Starting with Jesus 1

Starting with Jesus 1 March 13, 2015
Screen Shot 2015-01-07 at 3.35.58 PMStarting with Jesus: Part 1
All human beings except Jesus the Messiah can only know God ab extra (“from the outside”). Jesus knows God ab intra (“from the inside”). All things have been committed to me by my Father. No one knows the Son except the Father, and no one knows the Father except the Son and those to whom the Son chooses to reveal him (Matthew 11:27— a bolt out of the Johannine blue in Matthew). From these two ways that God can be known as defined by the early church Fathers, Dennis F. Kinlaw offers an intriguing exploration of basic theology in his Let’s Start with Jesus: A New Way of Doing Theology. This post is part one of two part review.
 
With the wonder of the incarnation, Kinlaw presses us into the theological complexities as the New Testament and early church thinkers define the biblical affirmation of “one God” existing (or subsisting) in “three persons.” This exploration introduces us to the term perichoresis and Kinlaw does not even mention it as “circle dance.” Kinlaw suggests, “The term perichoresis derives from two Greek words: (1)chora, which means “space” or “room” and is the nominal form of the verb choreo, “to make room for”: plus (2) the preposition peri, which means “around” or “about.” … The inner life of the triune Godhead is thus a life of communion in which the three divine persons live from, for, and in one another” (82,83).

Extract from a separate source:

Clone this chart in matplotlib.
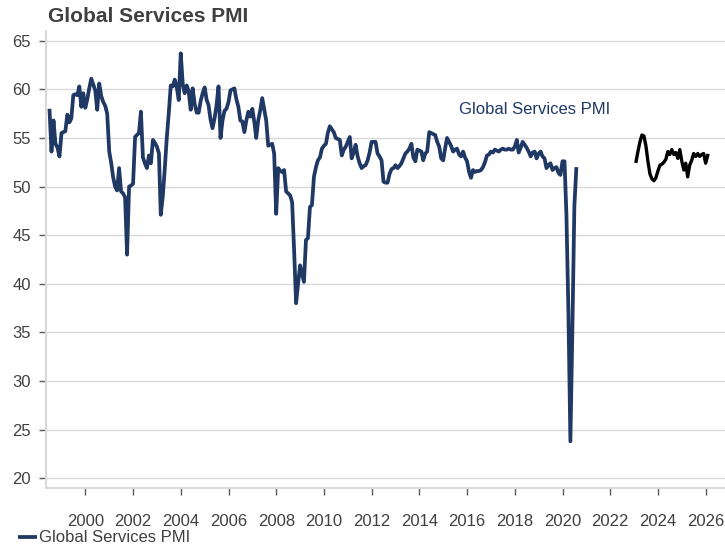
import matplotlib
matplotlib.use('Agg')
import matplotlib.pyplot as plt
import matplotlib.dates as mdates
import pandas as pd

plt.rcParams['font.family'] = ['Liberation Sans', 'DejaVu Sans']

# Global Services PMI, monthly (month end), Jun 1998 - Jul 2020
pmi_start = '1998-06-30'
pmi_values = [
    58.0, 53.6, 56.8, 54.4, 54.0, 53.1, 55.5,                                # 1998
    55.6, 55.7, 57.4, 56.6, 57.0, 59.4, 59.5, 59.4, 60.3, 58.2, 59.6, 58.1,  # 1999
    59.0, 60.1, 61.1, 60.5, 59.9, 57.9, 60.6, 59.3, 58.7, 58.3, 57.5, 53.6,  # 2000
    52.4, 51.0, 50.0, 49.6, 51.9, 49.5, 49.3, 48.9, 43.0, 50.0, 50.1, 50.3,  # 2001
    55.1, 55.3, 55.5, 57.7, 53.0, 52.4, 51.9, 53.2, 52.4, 54.8, 54.5, 54.1,  # 2002
    53.4, 47.1, 49.0, 51.8, 55.0, 57.5, 60.4, 60.3, 61.0, 60.2, 58.9, 63.7,  # 2003
    60.5, 59.6, 60.4, 59.8, 57.9, 60.1, 58.5, 57.6, 57.6, 58.8, 59.6, 60.2,  # 2004
    58.9, 58.4, 56.9, 56.0, 57.0, 58.3, 60.3, 55.0, 56.8, 57.8, 58.0, 58.7,  # 2005
    59.9, 60.0, 60.1, 59.0, 58.2, 56.8, 56.7, 55.6, 56.8, 57.7, 57.2, 58.0,  # 2006
    56.6, 55.0, 56.8, 57.8, 59.1, 58.0, 56.8, 54.2, 54.3, 54.4, 53.4, 47.2,  # 2007
    51.9, 51.6, 51.5, 51.7, 49.5, 49.3, 49.1, 48.4, 43.5, 38.0, 40.0, 41.9,  # 2008
    41.0, 40.2, 44.5, 44.7, 47.9, 48.1, 51.0, 52.0, 52.7, 53.0, 53.9, 54.2,  # 2009
    54.4, 55.5, 56.2, 55.9, 55.6, 55.0, 54.9, 54.8, 53.2, 53.8, 54.1, 54.6,  # 2010
    55.1, 52.9, 53.5, 54.3, 53.1, 52.4, 51.9, 52.1, 52.2, 52.7, 53.5, 54.6,  # 2011
    54.6, 54.6, 53.4, 53.1, 52.7, 50.5, 50.4, 50.4, 51.3, 51.8, 51.9, 52.2,  # 2012
    51.9, 52.1, 52.4, 52.9, 53.4, 53.6, 53.9, 54.4, 53.0, 52.6, 53.8, 53.7,  # 2013
    53.6, 52.7, 53.4, 53.6, 55.6, 55.5, 55.4, 55.3, 54.6, 54.1, 52.9, 52.7,  # 2014
    54.0, 55.0, 54.6, 54.2, 53.6, 53.8, 53.9, 53.3, 53.1, 53.6, 53.0, 52.6,  # 2015
    51.5, 50.9, 51.7, 51.5, 51.6, 51.6, 51.7, 52.0, 52.5, 53.2, 53.3, 53.6,  # 2016
    53.5, 53.8, 53.7, 53.6, 53.8, 53.9, 53.8, 53.8, 53.9, 53.8, 53.8, 54.1,  # 2017
    54.8, 53.5, 54.0, 54.6, 54.3, 54.0, 53.6, 53.1, 53.5, 53.6, 52.9, 53.4,  # 2018
    53.6, 53.1, 52.9, 51.9, 52.2, 52.4, 51.7, 51.9, 52.0, 51.4, 51.2, 52.6,  # 2019
    52.6, 47.2, 37.0, 23.8, 35.5, 48.0, 52.0,                                # 2020
]

# second (black) series, Jan 2023 - Jan 2026
late_start = '2023-01-31'
late_values = [
    52.6, 53.6, 54.6, 55.3, 55.2, 54.2, 52.6, 51.3, 50.8, 50.6, 50.9, 51.6,
    52.2, 52.3, 52.5, 52.8, 53.6, 53.3, 53.8, 53.3, 53.5, 52.9, 53.8, 52.6,
    51.7, 52.4, 51.0, 52.2, 52.7, 53.4, 53.1, 53.4, 53.1, 53.3, 53.4, 52.4,
    53.2,
]

pmi_dates = pd.date_range(pmi_start, periods=len(pmi_values), freq='ME')
late_dates = pd.date_range(late_start, periods=len(late_values), freq='ME')

navy = '#1f3864'
grid_c = '#d9d9d9'
text_c = '#404040'

fig = plt.figure(figsize=(7.25, 5.5), dpi=100)
ax = fig.add_axes([46 / 725, 1 - 488 / 550, 1 - 46 / 725, (488 - 31) / 550])

ax.plot(pmi_dates, pmi_values, color=navy, lw=2.7, label='Global Services PMI',
        solid_joinstyle='round', solid_capstyle='butt')
ax.plot(late_dates, late_values, color='black', lw=2.4, solid_joinstyle='round')

ax.set_ylim(19.0, 66.0)
ax.set_yticks(range(20, 70, 5))
ax.set_xlim(pd.Timestamp('1998-05-08'), pd.Timestamp('2026-10-23'))
ax.xaxis.set_major_locator(mdates.YearLocator(2))
ax.xaxis.set_major_formatter(mdates.DateFormatter('%Y'))

ax.grid(axis='y', color=grid_c, lw=1)
ax.set_axisbelow(True)
for s in ['top', 'right']:
    ax.spines[s].set_visible(False)
for s in ['left', 'bottom']:
    ax.spines[s].set_color(grid_c)
    ax.spines[s].set_linewidth(1.5)

ax.tick_params(axis='y', length=5, width=1, color='#595959', labelsize=12,
               labelcolor=text_c, pad=6)
ax.tick_params(axis='x', length=5, width=1, color='#595959', labelsize=12,
               labelcolor=text_c, pad=14)

ax.text(pd.Timestamp('2015-08-25'), 57.9, 'Global Services PMI', color=navy,
        fontsize=12, va='center', ha='left')

fig.text(48 / 725, 1 - 16 / 550, 'Global Services PMI', fontsize=15,
         fontweight='bold', color=text_c, va='center', ha='left')

fig.legend(loc='center left', bbox_to_anchor=(0.015, 1 - 538 / 550), frameon=False,
           fontsize=12, handlelength=1.15, handletextpad=0.15, borderaxespad=0,
           labelcolor=text_c)

fig.savefig('out.png', dpi=100)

Kinlaw is not afraid to go against the “religiously correct” grain of thinking. He compares the theology of God in both Judaism and Islam and repeats that the God of Christianity is not and cannot be the God of the other two great monotheistic religions. Without a plurality (Trinity) of persons in God, there is no capacity for eternal love. Love requires an “other.” To write “God is love” must require that God is multiple “persons” (29). Jesus revealed what Yahweh is in God-being and God is, when well thought out, Trinitarian. Divinity as plurality is blasphemous to Jews and Muslims.
Kinlaw argues that the term “Father” is not an anthropomorphism (a human characteristic applied to God) but an actual expression of God’s being. The Father cannot be the Father without the Son and the Son cannot be so without the Father. When Jesus speaks of the Father, “[h]e is talking metaphysics, not metaphor–ontology,not analogy. His relationship with God is not like that of any human son and human father. The relationship between the Father and the Son is the prototype (original) of which all human familial relations are ectypes (copies)” (26).
What is a person? Kinlaw admires the thinking and conclusions of the early church Fathers as they wrestled with defining the inner life of the Trinity as revealed in Jesus the Messiah. True knowledge of our own personhood is grounded in the “persons” of the Trinity. Kinlaw presses the communal dynamics of the Trinity and insists Enlightenment individualism reduced and warped our understanding of what a “person” is. A “person” is not defined as a reality in itself, but only as a being in relationship, in fact, a web of relationships. We can only know ourselves as we are persons in relationship. This truth mirrors the knowledge of the Father, Son, and Spirit of one another in the Godhead.